## GIVEN DATA
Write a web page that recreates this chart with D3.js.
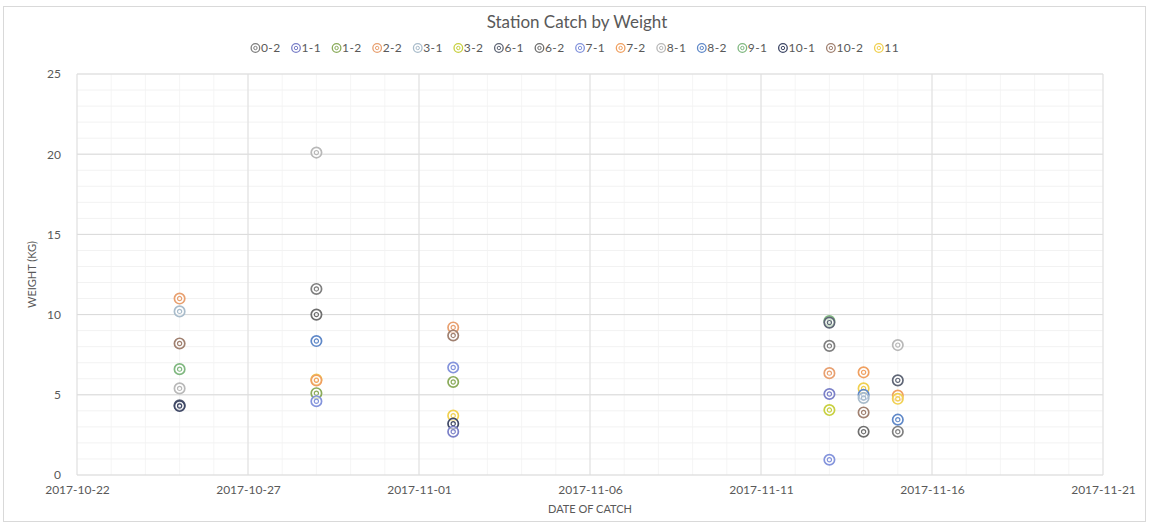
<!DOCTYPE html>
<html>
<head>
<meta charset="utf-8">
<script src="https://cdn.jsdelivr.net/npm/d3@7"></script>
<style>
  body { margin: 0; background: #fff; }
  text { font-family: Lato, "Open Sans", sans-serif; fill: #595959; }
</style>
</head>
<body>
<div id="chart"></div>
<script>
var stations = ["0-2", "1-1", "1-2", "2-2", "3-1", "3-2", "6-1", "6-2", "7-1", "7-2", "8-1", "8-2", "9-1", "10-1", "10-2", "11"]
var stationColors = ["#7f7f7f", "#7b80c8", "#8aab5a", "#e8a070", "#a9bccb", "#c8d040", "#5f6676", "#6e6e6e",
    "#8494dc", "#f0a060", "#b8b8b8", "#5f88c8", "#80b880", "#3f4866", "#a08070", "#f0d050"]
var yTicks = [0, 5, 10, 15, 20, 25]
var xTicks = ["2017-10-22", "2017-10-27", "2017-11-01", "2017-11-06", "2017-11-11", "2017-11-16", "2017-11-21"]

// station, date, kg
var catches = [
    ["2-2", "2017-10-25", 11.0], ["3-1", "2017-10-25", 10.2], ["10-2", "2017-10-25", 8.2],
    ["9-1", "2017-10-25", 6.6], ["8-1", "2017-10-25", 5.4], ["6-1", "2017-10-25", 4.35], ["10-1", "2017-10-25", 4.3],

    ["8-1", "2017-10-29", 20.1], ["0-2", "2017-10-29", 11.6], ["6-2", "2017-10-29", 10.0],
    ["8-2", "2017-10-29", 8.35], ["11", "2017-10-29", 5.95], ["7-2", "2017-10-29", 5.9],
    ["1-2", "2017-10-29", 5.1], ["7-1", "2017-10-29", 4.6],

    ["2-2", "2017-11-02", 9.2], ["10-2", "2017-11-02", 8.7], ["7-1", "2017-11-02", 6.7],
    ["1-2", "2017-11-02", 5.8], ["11", "2017-11-02", 3.7], ["10-1", "2017-11-02", 3.2], ["1-1", "2017-11-02", 2.7],

    ["9-1", "2017-11-13", 9.6], ["6-1", "2017-11-13", 9.5], ["0-2", "2017-11-13", 8.05],
    ["2-2", "2017-11-13", 6.35], ["1-1", "2017-11-13", 5.05], ["3-2", "2017-11-13", 4.05], ["7-1", "2017-11-13", 0.95],

    ["7-2", "2017-11-14", 6.4], ["11", "2017-11-14", 5.4], ["8-2", "2017-11-14", 5.0],
    ["3-1", "2017-11-14", 4.8], ["10-2", "2017-11-14", 3.9], ["6-2", "2017-11-14", 2.7],

    ["8-1", "2017-11-15", 8.1], ["6-1", "2017-11-15", 5.9], ["7-2", "2017-11-15", 4.95],
    ["11", "2017-11-15", 4.75], ["8-2", "2017-11-15", 3.45], ["0-2", "2017-11-15", 2.7]
]

var W = 1149, H = 525
var margin = {top: 74, right: 46, bottom: 50, left: 77}
var width = W - margin.left - margin.right
var height = H - margin.top - margin.bottom

var parse = d3.timeParse("%Y-%m-%d")
var fmt = d3.timeFormat("%Y-%m-%d")
var color = d3.scaleOrdinal().domain(stations).range(stationColors)

var svg = d3.select("#chart").append("svg")
    .attr("width", W)
    .attr("height", H)

// outer chart border
svg.append("rect")
    .attr("x", 3.5).attr("y", 6.5)
    .attr("width", W - 7).attr("height", H - 10)
    .attr("fill", "#fff")
    .attr("stroke", "#d9d9d9")

var x = d3.scaleTime()
    .domain([parse(xTicks[0]), parse(xTicks[xTicks.length - 1])])
    .range([0, width])
var y = d3.scaleLinear().domain([0, 25]).range([height, 0])

var g = svg.append("g")
    .attr("transform", "translate(" + margin.left + "," + margin.top + ")")

// minor grid
var days = d3.timeDay.range(x.domain()[0], d3.timeDay.offset(x.domain()[1], 1))
g.append("g").selectAll("line")
    .data(days)
    .enter().append("line")
    .attr("x1", function (d) { return x(d) }).attr("x2", function (d) { return x(d) })
    .attr("y1", 0).attr("y2", height)
    .attr("stroke", "#f5f5f5")
g.append("g").selectAll("line")
    .data(d3.range(0, 26))
    .enter().append("line")
    .attr("x1", 0).attr("x2", width)
    .attr("y1", function (d) { return y(d) }).attr("y2", function (d) { return y(d) })
    .attr("stroke", "#f2f2f2")

// major grid
g.append("g").selectAll("line")
    .data(yTicks)
    .enter().append("line")
    .attr("x1", 0).attr("x2", width)
    .attr("y1", function (d) { return y(d) }).attr("y2", function (d) { return y(d) })
    .attr("stroke", "#d9d9d9")
g.append("g").selectAll("line")
    .data(xTicks.map(parse))
    .enter().append("line")
    .attr("x1", function (d) { return x(d) }).attr("x2", function (d) { return x(d) })
    .attr("y1", 0).attr("y2", height)
    .attr("stroke", "#dedede")

// axes (labels only)
var xAxis = g.append("g")
    .attr("transform", "translate(0," + height + ")")
    .call(d3.axisBottom(x).tickValues(xTicks.map(parse)).tickFormat(fmt).tickSize(0).tickPadding(10))
var yAxis = g.append("g")
    .call(d3.axisLeft(y).tickValues(yTicks).tickSize(0).tickPadding(16))
xAxis.select(".domain").remove()
yAxis.select(".domain").remove()
svg.selectAll(".tick text").style("font-size", "12px").attr("fill", "#595959")
    .style("font-family", "Lato, 'Open Sans', sans-serif")

// points
var pts = g.append("g").selectAll("g")
    .data(catches)
    .enter().append("g")
    .attr("transform", function (d) { return "translate(" + x(parse(d[1])) + "," + y(d[2]) + ")" })
pts.append("circle")
    .attr("r", 5.2)
    .attr("fill", "#fff")
    .attr("fill-opacity", 0.6)
    .attr("stroke", function (d) { return color(d[0]) })
    .attr("stroke-width", 1.7)
pts.append("circle")
    .attr("r", 2.1)
    .attr("fill", "none")
    .attr("stroke", function (d) { return color(d[0]) })
    .attr("stroke-width", 1.2)

// title
svg.append("text")
    .attr("x", 577).attr("y", 28)
    .attr("text-anchor", "middle")
    .style("font-size", "17px")
    .text("Station Catch by Weight")

// axis titles
svg.append("text")
    .attr("transform", "translate(36," + (margin.top + height / 2) + ") rotate(-90)")
    .attr("text-anchor", "middle")
    .style("font-size", "11px")
    .text("WEIGHT (KG)")
svg.append("text")
    .attr("x", margin.left + width / 2).attr("y", 513)
    .attr("text-anchor", "middle")
    .style("font-size", "11px")
    .text("DATE OF CATCH")

// legend
var legend = svg.append("g")
var lx = 0
stations.forEach(function (s) {
    var item = legend.append("g").attr("transform", "translate(" + lx + ",0)")
    item.append("circle").attr("cx", 4.5).attr("cy", 0).attr("r", 4.3)
        .attr("fill", "none").attr("stroke", color(s)).attr("stroke-width", 1.3)
    item.append("circle").attr("cx", 4.5).attr("cy", 0).attr("r", 1.7)
        .attr("fill", "none").attr("stroke", color(s)).attr("stroke-width", 1)
    var t = item.append("text").attr("x", 10).attr("y", 4)
        .style("font-size", "12px")
        .style("letter-spacing", "0.4px")
        .text(s)
    lx += 10 + t.node().getComputedTextLength() + 11
})
var lw = lx - 11
legend.attr("transform", "translate(" + (575 - lw / 2) + ",48)")
</script>
</body>
</html>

## STATED GOAL
Which lines include the word "chart"? List them all.

## FINISHED EXERCISE
Write a web page that recreates this chart with D3.js.
<div id="chart"></div>
var svg = d3.select("#chart").append("svg")
// outer chart border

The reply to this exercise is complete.